By Ed Karvoski Jr., Culture Editor
ARLINGTON – Singer-songwriter Will McMillan of Arlington has performed professionally since his infancy. Now, whether onstage or online, he’s determined to continue sharing music with audiences of all ages.
“Music has a way of touching people’s hearts,” he noted.
From baby steps to professional actor
Originally from Washington, D.C., McMillan also grew up in New York and Connecticut. He began appearing in commercials as a baby.
At age three, he landed his first speaking commercial role for Drake’s Ring Ding Jr. Set in a football stadium, his character ordered the treat from a vendor. It got passed down a row and finally reached him.
“Everyone took a bite of it before it got to me,” he recounted. “I got the empty wrapper.”
The 10-year-old McMillan was a standby for 1972’s original Broadway production of “Pippin,” which required him to be onsite for all performances. He repeatedly watched the musical starring showbiz VIPs Ben Vereen, John Rubinstein, Jill Clayburgh and Irene Ryan.
“It clearly imprinted in my mind what I wanted to do when I grew up,” he recalled.
As a particularly memorable gig, he cites NBC’s 1976 made-for-TV movie “Bound for Freedom” with Fred Gwynne (“The Munsters,” “Car 54, Where Are You?”). While it’s common to place a stand-in near the camera, Gwynne stayed to deliver his dialogue with direct eye contact for McMillan’s close-ups.
“It was my first example of how powerful the chemistry between two generous actors can be,” McMillan shared. “I remain forever grateful for that lesson.”
Finding his voice in Greater Boston
McMillan moved to Massachusetts in 1980 to attend Harvard University where he sang with an a cappella group. Although he chose to leave before graduating, his Harvard connections led to soloing with Pops orchestras.
While gigging with a rock band, his voice teacher’s influence redirected him to jazz and cabaret.
“I became curious about what the human voice could do without all sorts of electronic amplification and reverb,” he explained.
In 1995, McMillan helped found the Boston Association of Cabaret Artists. In 1996, he started working daytimes as event manager at Cambridge Center for Adult Education and performed nighttime gigs.

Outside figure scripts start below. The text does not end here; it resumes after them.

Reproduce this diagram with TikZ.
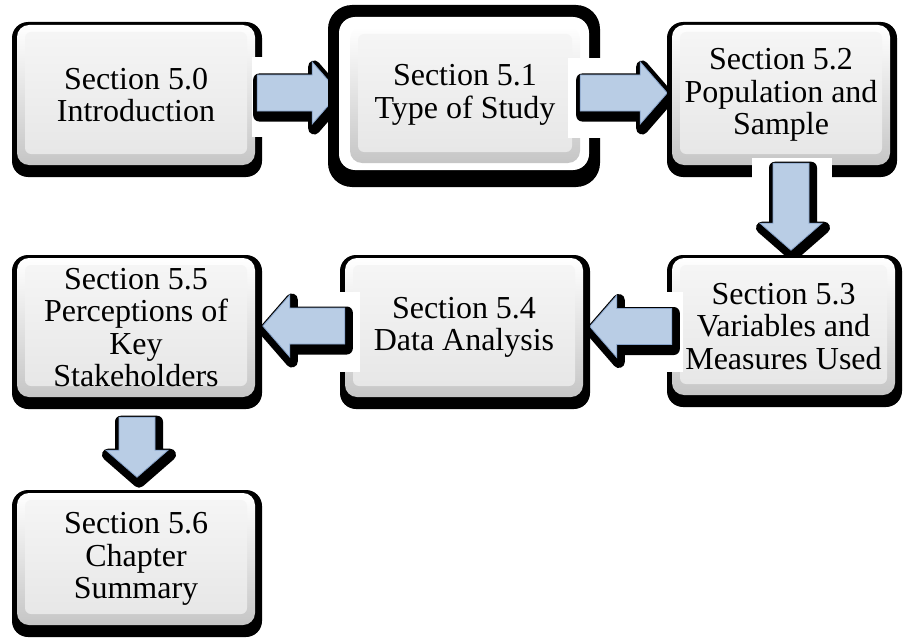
\documentclass[tikz,border=0pt]{standalone}
\usepackage{fontspec}
\setmainfont{Liberation Serif}
\usetikzlibrary{calc}

\definecolor{arrowblue}{RGB}{185,205,229}
\definecolor{arrowedge}{RGB}{135,163,202}

\tikzset{
  secbox/.style={rounded corners=12pt, inner sep=0pt, align=center,
    font=\fontsize{32}{32.5}\selectfont,
    top color=white, bottom color=gray!45,
    path picture={\shade[top color=gray!7, bottom color=gray!20, rounded corners=6pt]
      ([xshift=8pt,yshift=-7pt]path picture bounding box.north west) rectangle
      ([xshift=-8pt,yshift=11pt]path picture bounding box.south east);}},
  gap/.style={fill=white},
  arrowshadow/.style={fill=black, draw=black, line width=12pt, line join=round},
  arrowface/.style={fill=arrowblue, draw=arrowedge, line width=0.8pt},
}

% section box with its dark drop shadow: name, x, y, width, height, text
\newcommand\secnode[6]{%
  \fill[black, rounded corners=16pt] ({#2-#4/2-5},{#3-#5/2-3}) rectangle ({#2+#4/2+7},{#3+#5/2+12});
  \node[secbox, minimum width=#4, minimum height=#5] (#1) at (#2,#3) {#6};
}

% fat block arrow starting at a named tail coordinate: tail, rotation, length
\newcommand\blockarrow[3]{%
  \begin{scope}[shift={(#1)}]
    \begin{scope}[shift={(2,4.5)}, rotate=#2]
      \path[arrowshadow] (0,-18) -- ({#3-27},-18) -- ({#3-27},-31) -- (#3,0)
        -- ({#3-27},31) -- ({#3-27},18) -- (0,18) -- cycle;
    \end{scope}
    \begin{scope}[rotate=#2]
      \path[arrowface] (0,-18) -- ({#3-27},-18) -- ({#3-27},-31) -- (#3,0)
        -- ({#3-27},31) -- ({#3-27},18) -- (0,18) -- cycle;
    \end{scope}
  \end{scope}
}

\begin{document}
\begin{tikzpicture}[x=1pt, y=-1pt]
\useasboundingbox[fill=white] (0,0) rectangle (908,642);

% Section 5.0
\secnode{b0}{136}{95}{238}{140}{Section 5.0\\Introduction}
\coordinate (t1) at ($(b0.east)+(2,-2)$);
\fill[gap] (252,57) rectangle (327,137);
\blockarrow{t1}{0}{82}

% Section 5.1, framed by a heavy black ring
\fill[black, rounded corners=24pt] (328,5) rectangle (600,187);
\fill[white, rounded corners=16pt] (339,17) rectangle (589,170);
\node[secbox, minimum width=230, minimum height=136] (b1) at (465,95) {Section 5.1\\Type of Study};
\coordinate (t2) at ($(b1.east)+(0,-2)$);
\fill[gap] (568,58) rectangle (663,138);
\blockarrow{t2}{0}{87}

% Section 5.2
\secnode{b2}{781}{95}{218}{140}{Section 5.2\\Population and\\Sample}
\coordinate (t3) at ($(b2.south)+(10,-2)$);
\fill[gap] (752,158) rectangle (832,252);
\blockarrow{t3}{-90}{87}

% Section 5.3
\secnode{b3}{783.5}{326.5}{223}{137}{Section 5.3\\Variables and\\Measures Used}
\coordinate (t4) at (b3.west);
\fill[gap] (590,292) rectangle (683,372);
\blockarrow{t4}{180}{82}

% Section 5.4
\secnode{b4}{464}{327.5}{238}{139}{Section 5.4\\Data Analysis}
\coordinate (t5) at ($(b4.west)+(0,-1.5)$);
\fill[gap] (262,292) rectangle (360,372);
\blockarrow{t5}{180}{82}

% Section 5.5
\secnode{b5}{136}{327.5}{238}{139}{Section 5.5\\Perceptions of\\Key\\Stakeholders}
\coordinate (t6) at ($(b5.south)+(1,20)$);
\blockarrow{t6}{-90}{60}

% Section 5.6
\secnode{b6}{136}{559}{238}{132}{Section 5.6\\Chapter\\Summary}
\end{tikzpicture}
\end{document}
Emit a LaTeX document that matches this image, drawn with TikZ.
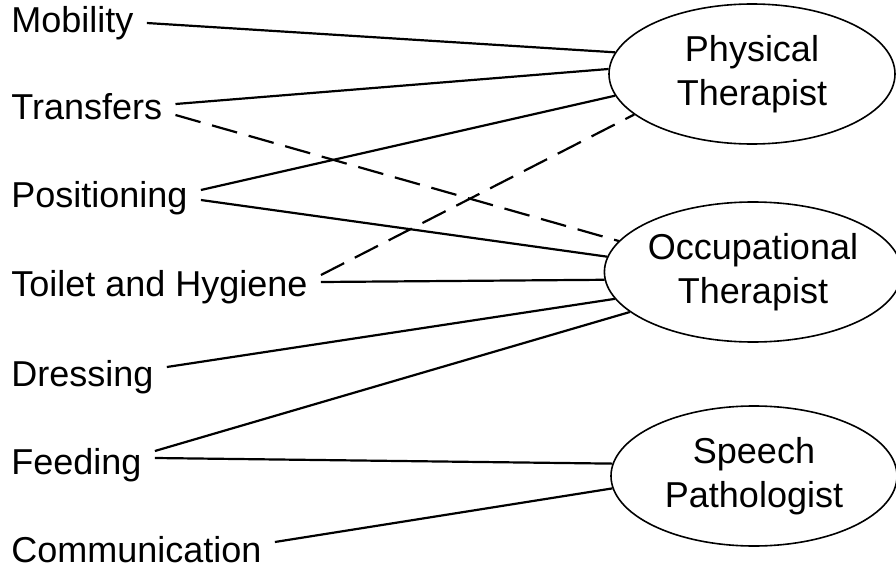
\documentclass[tikz,border=0pt]{standalone}
\usepackage{fontspec}
\setmainfont{Liberation Sans}
\usetikzlibrary{shapes.geometric}
\begin{document}
\begin{tikzpicture}[x=0.5pt,y=-0.5pt,
    font=\fontsize{18}{22}\selectfont,
    item/.style={anchor=west,inner xsep=6.5pt,inner ysep=0pt,text height=0.75em,text depth=0.2em},
    therapist/.style={ellipse,draw,line width=0.8pt,minimum width=143pt,minimum height=70pt,inner sep=0pt,align=center},
    link/.style={line width=1.1pt},
    maybe/.style={link,dash pattern=on 13pt off 6pt}]
  \useasboundingbox (0,0) rectangle (896,573);
  % tasks
  \foreach \n/\t/\y in {mob/Mobility/27,tra/Transfers/114,pos/Positioning/202,
      toi/Toilet and Hygiene/291,dre/Dressing/381,fee/Feeding/469,com/Communication/557}
    \node[item] (\n) at (-2,\y) {\t};
  % professions
  \node[therapist] (pt) at (752,74) {Physical\\Therapist};
  \node[therapist] (ot) at (753,272) {Occupational\\Therapist};
  \node[therapist] (sp) at (754,476) {Speech\\Pathologist};
  % who does what
  \draw[link] ([yshift=2pt]mob.east) -- (pt.171);
  \draw[link] ([yshift=5pt]tra.east) -- (pt.178);
  \draw[maybe] ([yshift=-0.5pt]tra.east) -- (ot.167);
  \draw[link] ([yshift=6pt]pos.east) -- (pt.189);
  \draw[link] ([yshift=1pt]pos.east) -- (ot.174);
  \draw[maybe] ([yshift=8pt]toi.east) -- (pt.199);
  \draw[link] ([yshift=4.5pt]toi.east) -- (ot.183);
  \draw[link] ([yshift=7pt]dre.east) -- (ot.191);
  \draw[link] ([yshift=9pt]fee.east) -- (ot.198);
  \draw[link] ([yshift=5.5pt]fee.east) -- (sp.175);
  \draw[link] ([yshift=7.5pt]com.east) -- (sp.185);
\end{tikzpicture}
\end{document}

He hosted “Will & Company” for several years at Harvard Square’s Blacksmith House. The Independent Reviewers of New England awarded his effort with 2002’s Best Cabaret Show.
“There were lots of really good local singers and songwriters who just needed a date on a calendar,” he relayed. “The challenge was always finding new places to perform.”
McMillan found performance venues spanning from Boston’s Scullers Jazz Club to Yin Par Le Garcon Chinois in Shanghai.
“It was magical to fly entirely around the planet and then land in this place with all these jazz lovers,” he quipped.
Developing intergenerational audiences
After several promotions, McMillan worked as assistant director at Cambridge Center for Adult Education when he got laid off in 2012. Meanwhile, a cabaret colleague had been encouraging him to teach Music Together sing-along classes with children and their grownups.
“Within the shock of getting laid off and having a weekend to clear-out 16 years of my work life, the first phone call I made was to her,” he said of his colleague.
Since then, McMillan teaches Music Together in Arlington. Now, most classes take place in-person outdoors, with a Zoom option.
Around the same time, he partnered with pianist Joe Reid to perform primarily at retirement communities and libraries. Their one-hour programs feature music of acclaimed songwriters such as Burt Bacharach, Oscar Hammerstein and Cole Porter.
“Everyone at retirement communities knows all these songs,” McMillan noted. “I love when people are moved to join in and sing along.”
Their work schedule increased annually until pandemic restrictions cancelled about 60 performances in 2020.
When COVID hit, McMillan live streamed 112 Facebook sing-alongs.
His previously recorded music with pianist-producer Doug Hammer is now available via Apple Music, Pandora, Spotify and other digital platforms.
McMillan added, “Sometimes I feel like music is completely irrelevant, like when I saw what happened with the insurrection in Washington, D.C. And yet, other times, I think hearing a song that’s sung with tenderness is exactly what someone needs to heal a wound. Then, I feel music is very important.”